(DATA FOR THE TASK):
+ + + + + + +

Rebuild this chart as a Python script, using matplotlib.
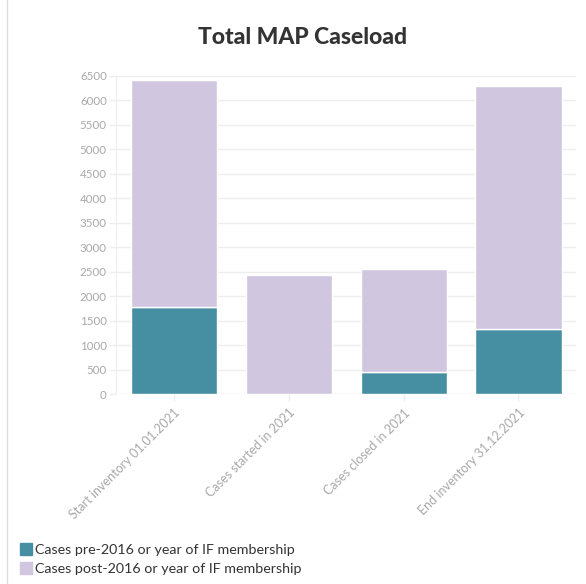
import matplotlib.pyplot as plt
from matplotlib.lines import Line2D

categories = ["Start inventory 01.01.2021", "Cases started in 2021",
              "Cases closed in 2021", "End inventory 31.12.2021"]
pre_2016 = [1770, 0, 440, 1320]
post_2016 = [4650, 2430, 2115, 4980]
series_names = ["Cases pre-2016 or year of IF membership",
                "Cases post-2016 or year of IF membership"]
yticks = list(range(0, 6501, 500))

teal = "#468fa3"
lavender = "#d0c6e0"
grid_c = "#eeeeee"
tick_c = "#a8a8a8"

plt.rcParams['font.family'] = ['Lato', 'DejaVu Sans']

fig = plt.figure(figsize=(5.86, 5.84), dpi=100)
ax = fig.add_axes([0.1988, 0.3253, 0.784, 0.5446])

x = range(len(categories))
ax.bar(x, pre_2016, width=0.75, color=teal, edgecolor="white", linewidth=1, zorder=3)
ax.bar(x, post_2016, bottom=pre_2016, width=0.75, color=lavender,
       edgecolor="white", linewidth=1, zorder=3)

ax.set_xlim(-0.5, 3.5)
ax.set_ylim(0, 6500)
ax.set_yticks(yticks)
ax.set_yticklabels([str(v) for v in yticks], fontsize=8.3, color=tick_c)
ax.set_xticks(list(x))
ax.set_xticklabels(categories, rotation=45, ha="right", rotation_mode="anchor",
                   fontsize=9, color=tick_c)
ax.grid(axis="y", color=grid_c, linewidth=1, zorder=0)
ax.tick_params(axis="both", color=grid_c, length=5, width=1)
ax.tick_params(axis="y", pad=2)
ax.tick_params(axis="x", pad=4)
for s in ["top", "right", "bottom"]:
    ax.spines[s].set_visible(False)
ax.spines["left"].set_color(grid_c)

fig.text(0.517, 0.935, "Total MAP Caseload", ha="center", va="center",
         fontsize=16.5, fontweight="black", color="#333333")

handles = [Line2D([], [], marker="s", linestyle="", markersize=9, color=c)
           for c in [teal, lavender]]
fig.legend(handles, series_names, loc="lower left", bbox_to_anchor=(0.018, 0.0),
           frameon=False, fontsize=10.3, handletextpad=0.1, labelspacing=0.55,
           handlelength=1.0, borderpad=0.1, labelcolor="#333333")

fig.add_artist(Line2D([0.012, 0.012], [0, 1], color="#dddddd", linewidth=1))

fig.savefig("out.png", dpi=100)
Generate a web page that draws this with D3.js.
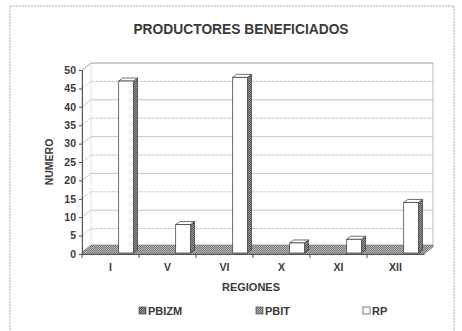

+ + + + + + +

(DESCRIPTION OF THE TASK): Every line of the data should be copied as it stands, without the images.

(FULL ANSWER):
Rebuild this chart as a Python script, using matplotlib.
import matplotlib.pyplot as plt
from matplotlib.lines import Line2D

categories = ["Start inventory 01.01.2021", "Cases started in 2021",
              "Cases closed in 2021", "End inventory 31.12.2021"]
pre_2016 = [1770, 0, 440, 1320]
post_2016 = [4650, 2430, 2115, 4980]
series_names = ["Cases pre-2016 or year of IF membership",
                "Cases post-2016 or year of IF membership"]
yticks = list(range(0, 6501, 500))

teal = "#468fa3"
lavender = "#d0c6e0"
grid_c = "#eeeeee"
tick_c = "#a8a8a8"

plt.rcParams['font.family'] = ['Lato', 'DejaVu Sans']

fig = plt.figure(figsize=(5.86, 5.84), dpi=100)
ax = fig.add_axes([0.1988, 0.3253, 0.784, 0.5446])

x = range(len(categories))
ax.bar(x, pre_2016, width=0.75, color=teal, edgecolor="white", linewidth=1, zorder=3)
ax.bar(x, post_2016, bottom=pre_2016, width=0.75, color=lavender,
       edgecolor="white", linewidth=1, zorder=3)

ax.set_xlim(-0.5, 3.5)
ax.set_ylim(0, 6500)
ax.set_yticks(yticks)
ax.set_yticklabels([str(v) for v in yticks], fontsize=8.3, color=tick_c)
ax.set_xticks(list(x))
ax.set_xticklabels(categories, rotation=45, ha="right", rotation_mode="anchor",
                   fontsize=9, color=tick_c)
ax.grid(axis="y", color=grid_c, linewidth=1, zorder=0)
ax.tick_params(axis="both", color=grid_c, length=5, width=1)
ax.tick_params(axis="y", pad=2)
ax.tick_params(axis="x", pad=4)
for s in ["top", "right", "bottom"]:
    ax.spines[s].set_visible(False)
ax.spines["left"].set_color(grid_c)

fig.text(0.517, 0.935, "Total MAP Caseload", ha="center", va="center",
         fontsize=16.5, fontweight="black", color="#333333")

handles = [Line2D([], [], marker="s", linestyle="", markersize=9, color=c)
           for c in [teal, lavender]]
fig.legend(handles, series_names, loc="lower left", bbox_to_anchor=(0.018, 0.0),
           frameon=False, fontsize=10.3, handletextpad=0.1, labelspacing=0.55,
           handlelength=1.0, borderpad=0.1, labelcolor="#333333")

fig.add_artist(Line2D([0.012, 0.012], [0, 1], color="#dddddd", linewidth=1))

fig.savefig("out.png", dpi=100)
Generate a web page that draws this with D3.js.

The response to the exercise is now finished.